** Start **
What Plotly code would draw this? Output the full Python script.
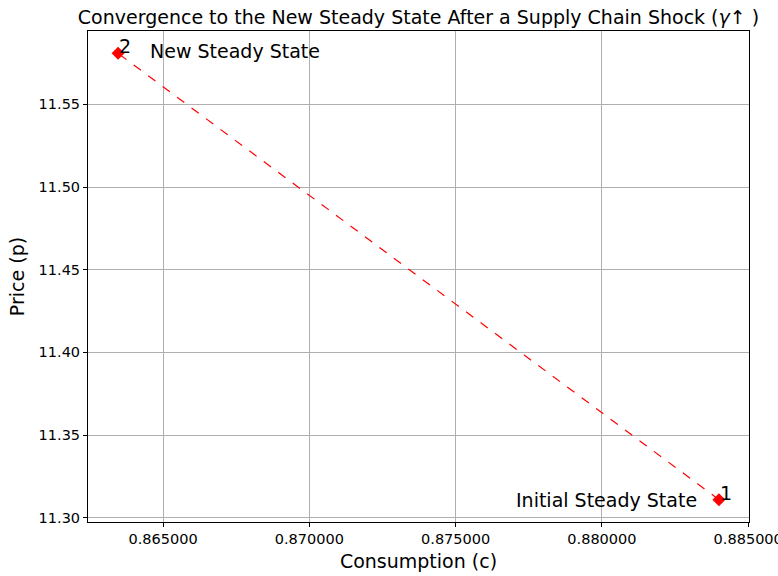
import plotly.graph_objects as go

consumption = [0.88400, 0.86346]
price = [11.3109, 11.5809]
point_labels = ["1", "2"]
state_labels = ["Initial Steady State", "New Steady State"]
x_ticks = [0.865, 0.870, 0.875, 0.880, 0.885]
y_ticks = [11.30, 11.35, 11.40, 11.45, 11.50, 11.55]

xspan = max(consumption) - min(consumption)
yspan = max(price) - min(price)
xr = [min(consumption) - 0.05 * xspan, max(consumption) + 0.05 * xspan]
yr = [min(price) - 0.05 * yspan, max(price) + 0.05 * yspan]

font = "DejaVu Sans"
fig = go.Figure()
fig.add_trace(go.Scatter(
    x=consumption, y=price, mode="lines+markers",
    line=dict(color="red", width=1.2, dash="dash"),
    marker=dict(symbol="diamond", size=10, color="red"),
    showlegend=False,
))

# number labels
for xv, yv, t in zip(consumption, price, point_labels):
    fig.add_annotation(x=xv, y=yv, text=t, showarrow=False, xanchor="left", yanchor="bottom",
                       xshift=-1, yshift=-6, font=dict(family=font, size=19, color="black"))

fig.add_annotation(x=consumption[0], y=price[0], text=state_labels[0], showarrow=False,
                   xanchor="right", yanchor="middle", xshift=-20, yshift=0,
                   font=dict(family=font, size=19, color="black"))
fig.add_annotation(x=consumption[1], y=price[1], text=state_labels[1], showarrow=False,
                   xanchor="left", yanchor="middle", xshift=30, yshift=2,
                   font=dict(family=font, size=19, color="black"))

axis_common = dict(showline=True, linecolor="black", linewidth=1, mirror=True,
                   ticks="outside", ticklen=4, tickcolor="black", automargin=False,
                   ticklabeloverflow="allow",
                   showgrid=True, gridcolor="#b0b0b0", gridwidth=0.8, zeroline=False,
                   tickfont=dict(family=font, size=14.5, color="black"))

fig.update_xaxes(range=xr, tickvals=x_ticks, tickformat=".6f",
                 title=dict(text="Consumption (c)", font=dict(family=font, size=19, color="black"), standoff=8),
                 **axis_common)
fig.update_yaxes(range=yr, tickvals=y_ticks, tickformat=".2f",
                 title=dict(text="Price (p)", font=dict(family=font, size=19, color="black"), standoff=8),
                 **axis_common)

fig.update_layout(
    width=778, height=576,
    margin=dict(l=88, r=29, t=31, b=54),
    plot_bgcolor="white", paper_bgcolor="white",
    title=dict(text="Convergence to the New Steady State After a Supply Chain Shock (<i>γ</i>↑ )",
               x=0.5, xref="paper", xanchor="center", y=1, yref="paper", yanchor="bottom",
               pad=dict(b=7),
               font=dict(family=font, size=19, color="black")),
)

fig.write_html("out.html", config={"displayModeBar": False},
               post_script="document.body.style.margin='0px';document.body.style.overflow='hidden';")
** End **
Goal
Make an exact copy of the listing above. Do not include the pictures.

Written answer
What Plotly code would draw this? Output the full Python script.
import plotly.graph_objects as go

consumption = [0.88400, 0.86346]
price = [11.3109, 11.5809]
point_labels = ["1", "2"]
state_labels = ["Initial Steady State", "New Steady State"]
x_ticks = [0.865, 0.870, 0.875, 0.880, 0.885]
y_ticks = [11.30, 11.35, 11.40, 11.45, 11.50, 11.55]

xspan = max(consumption) - min(consumption)
yspan = max(price) - min(price)
xr = [min(consumption) - 0.05 * xspan, max(consumption) + 0.05 * xspan]
yr = [min(price) - 0.05 * yspan, max(price) + 0.05 * yspan]

font = "DejaVu Sans"
fig = go.Figure()
fig.add_trace(go.Scatter(
    x=consumption, y=price, mode="lines+markers",
    line=dict(color="red", width=1.2, dash="dash"),
    marker=dict(symbol="diamond", size=10, color="red"),
    showlegend=False,
))

# number labels
for xv, yv, t in zip(consumption, price, point_labels):
    fig.add_annotation(x=xv, y=yv, text=t, showarrow=False, xanchor="left", yanchor="bottom",
                       xshift=-1, yshift=-6, font=dict(family=font, size=19, color="black"))

fig.add_annotation(x=consumption[0], y=price[0], text=state_labels[0], showarrow=False,
                   xanchor="right", yanchor="middle", xshift=-20, yshift=0,
                   font=dict(family=font, size=19, color="black"))
fig.add_annotation(x=consumption[1], y=price[1], text=state_labels[1], showarrow=False,
                   xanchor="left", yanchor="middle", xshift=30, yshift=2,
                   font=dict(family=font, size=19, color="black"))

axis_common = dict(showline=True, linecolor="black", linewidth=1, mirror=True,
                   ticks="outside", ticklen=4, tickcolor="black", automargin=False,
                   ticklabeloverflow="allow",
                   showgrid=True, gridcolor="#b0b0b0", gridwidth=0.8, zeroline=False,
                   tickfont=dict(family=font, size=14.5, color="black"))

fig.update_xaxes(range=xr, tickvals=x_ticks, tickformat=".6f",
                 title=dict(text="Consumption (c)", font=dict(family=font, size=19, color="black"), standoff=8),
                 **axis_common)
fig.update_yaxes(range=yr, tickvals=y_ticks, tickformat=".2f",
                 title=dict(text="Price (p)", font=dict(family=font, size=19, color="black"), standoff=8),
                 **axis_common)

fig.update_layout(
    width=778, height=576,
    margin=dict(l=88, r=29, t=31, b=54),
    plot_bgcolor="white", paper_bgcolor="white",
    title=dict(text="Convergence to the New Steady State After a Supply Chain Shock (<i>γ</i>↑ )",
               x=0.5, xref="paper", xanchor="center", y=1, yref="paper", yanchor="bottom",
               pad=dict(b=7),
               font=dict(family=font, size=19, color="black")),
)

fig.write_html("out.html", config={"displayModeBar": False},
               post_script="document.body.style.margin='0px';document.body.style.overflow='hidden';")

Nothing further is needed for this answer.